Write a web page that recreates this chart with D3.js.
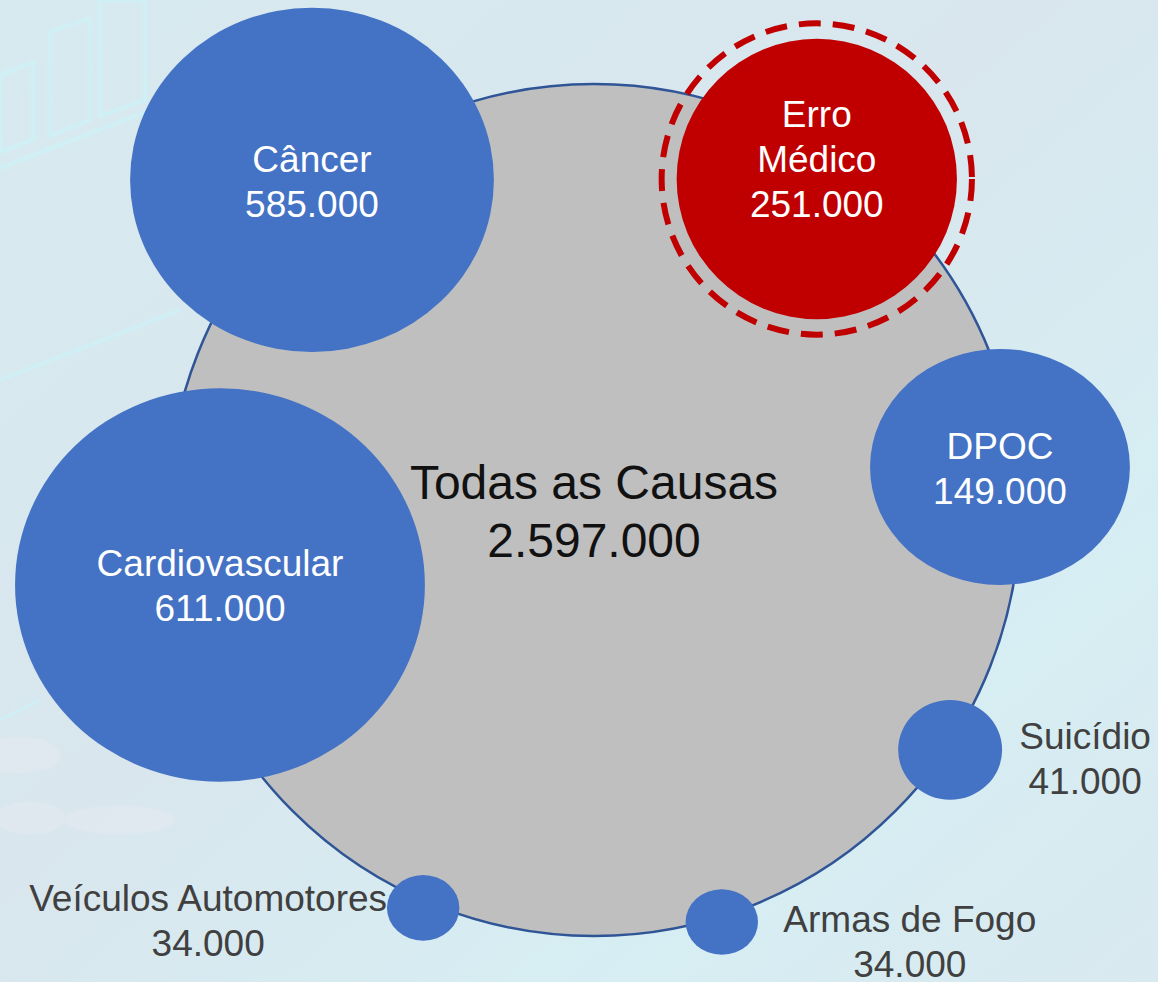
<!DOCTYPE html>
<html>
<head>
<meta charset="utf-8">
<script src="https://cdn.jsdelivr.net/npm/d3@7"></script>
<style>
  html, body { margin: 0; padding: 0; background: #d8e8ef; }
  svg { display: block; }
  text { font-family: "Liberation Sans", Arial, sans-serif; }
</style>
</head>
<body>
<svg id="chart" width="1158" height="982"></svg>
<script>
// data
const totalLabel = ["Todas as Causas"];
const totalValue = 2597000;
const categories = ["Câncer", "Erro Médico", "DPOC", "Cardiovascular", "Suicídio", "Veículos Automotores", "Armas de Fogo"];
const values = [585000, 251000, 149000, 611000, 41000, 34000, 34000];
const highlight = ["Erro Médico"];

// layout (units of the big circle: -1..1)
const posX = [-0.662, 0.523, 0.953, -0.878, 0.836, -0.401, 0.300];
const posY = [-0.775, -0.777, -0.101, 0.176, 0.563, 0.934, 0.967];
const radX = [0.427, 0.329, 0.305, 0.481, 0.122, 0.085, 0.085];
const radY = [0.404, 0.329, 0.277, 0.462, 0.117, 0.077, 0.077];
// label placement: inside or offset outside (px)
const labelInside = [true, true, true, true, false, false, false];
const labelDX = [0, 0, 0, 0, 135, -215, 188];
const labelDY = [2, -19, 2, 1, 9, 13, 20];
const labelLines = [["Câncer"], ["Erro", "Médico"], ["DPOC"], ["Cardiovascular"], ["Suicídio"], ["Veículos Automotores"], ["Armas de Fogo"]];

const W = 1158, H = 982;
const svg = d3.select("#chart");
const fmt = v => d3.format(",")(v).replace(/,/g, ".");

// background
const defs = svg.append("defs");
const bg = defs.append("linearGradient").attr("id", "bg")
  .attr("x1", "0").attr("y1", "0").attr("x2", "1").attr("y2", "1");
bg.append("stop").attr("offset", "0%").attr("stop-color", "#d7eaf0");
bg.append("stop").attr("offset", "45%").attr("stop-color", "#d9e6ee");
bg.append("stop").attr("offset", "75%").attr("stop-color", "#d6eef3");
bg.append("stop").attr("offset", "100%").attr("stop-color", "#d9e9f0");
svg.append("rect").attr("width", W).attr("height", H).attr("fill", "url(#bg)");

const blur = defs.append("filter").attr("id", "soft");
blur.append("feGaussianBlur").attr("stdDeviation", 1.2);
const deco = svg.append("g").attr("filter", "url(#soft)")
  .attr("fill", "none").attr("stroke", "#c8f6fb").attr("stroke-width", 3).attr("opacity", 0.7);
deco.append("path").attr("d", "M0,75 L33,62 L33,140 L0,152 Z");
deco.append("path").attr("d", "M50,32 L90,18 L90,120 L50,136 Z");
deco.append("path").attr("d", "M100,0 L145,0 L145,100 L100,116 Z");
deco.append("path").attr("d", "M0,168 L190,95");
deco.append("path").attr("d", "M0,380 L180,310");
deco.append("path").attr("d", "M40,700 L0,720");
const ghost = svg.append("g").attr("filter", "url(#soft)").attr("fill", "#f1eef3").attr("opacity", 0.3);
ghost.append("ellipse").attr("cx", 20).attr("cy", 755).attr("rx", 40).attr("ry", 18);
ghost.append("ellipse").attr("cx", 30).attr("cy", 818).attr("rx", 35).attr("ry", 16);
ghost.append("ellipse").attr("cx", 120).attr("cy", 820).attr("rx", 55).attr("ry", 14);

// scales
const x = d3.scaleLinear().domain([-1, 1]).range([168, 1020]);
const y = d3.scaleLinear().domain([-1, 1]).range([84, 936]);
const rx = d3.scaleLinear().domain([0, 1]).range([0, (x(1) - x(-1)) / 2]);
const ry = d3.scaleLinear().domain([0, 1]).range([0, (y(1) - y(-1)) / 2]);

const nodes = categories.map((c, i) => ({
  name: c, value: values[i], cx: x(posX[i]), cy: y(posY[i]),
  rx: rx(radX[i]), ry: ry(radY[i]), inside: labelInside[i],
  dx: labelDX[i], dy: labelDY[i], lines: labelLines[i],
  hot: highlight.includes(c)
}));

// big circle
svg.append("ellipse")
  .attr("cx", x(0)).attr("cy", y(0))
  .attr("rx", rx(1)).attr("ry", ry(1))
  .attr("fill", "#bfbfbf").attr("stroke", "#2f5597").attr("stroke-width", 2.5);

svg.append("g").selectAll("text")
  .data(totalLabel.concat([fmt(totalValue)]))
  .join("text")
  .attr("x", x(0))
  .attr("y", (d, i) => y(0) + (i - 0.5) * 58 + 1)
  .attr("text-anchor", "middle")
  .attr("dominant-baseline", "central")
  .attr("font-size", 48)
  .attr("fill", "#111")
  .text(d => d);

// category bubbles
const g = svg.append("g").selectAll("g")
  .data(nodes)
  .join("g");

g.append("ellipse")
  .attr("cx", d => d.cx).attr("cy", d => d.cy)
  .attr("rx", d => d.rx).attr("ry", d => d.ry)
  .attr("fill", d => d.hot ? "#c00000" : "#4472c4");

g.filter(d => d.hot).append("ellipse")
  .attr("cx", d => d.cx).attr("cy", d => d.cy)
  .attr("rx", d => d.rx + 15).attr("ry", d => d.ry + 15.5)
  .attr("fill", "none")
  .attr("stroke", "#c00000")
  .attr("stroke-width", 6)
  .attr("stroke-dasharray", "22 12");

g.each(function(d) {
  const lines = d.lines.concat([fmt(d.value)]);
  const n = lines.length;
  d3.select(this).append("g").selectAll("text")
    .data(lines)
    .join("text")
    .attr("x", d.cx + d.dx)
    .attr("y", (t, i) => d.cy + d.dy + (i - (n - 1) / 2) * 45)
    .attr("text-anchor", "middle")
    .attr("dominant-baseline", "central")
    .attr("font-size", 37)
    .attr("fill", d.inside ? "#ffffff" : "#404040")
    .text(t => t);
});
</script>
</body>
</html>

════

*Exercise brief:*
Your answer should be one number: how many lines of the listing include the word "this".

*Solution below:*
2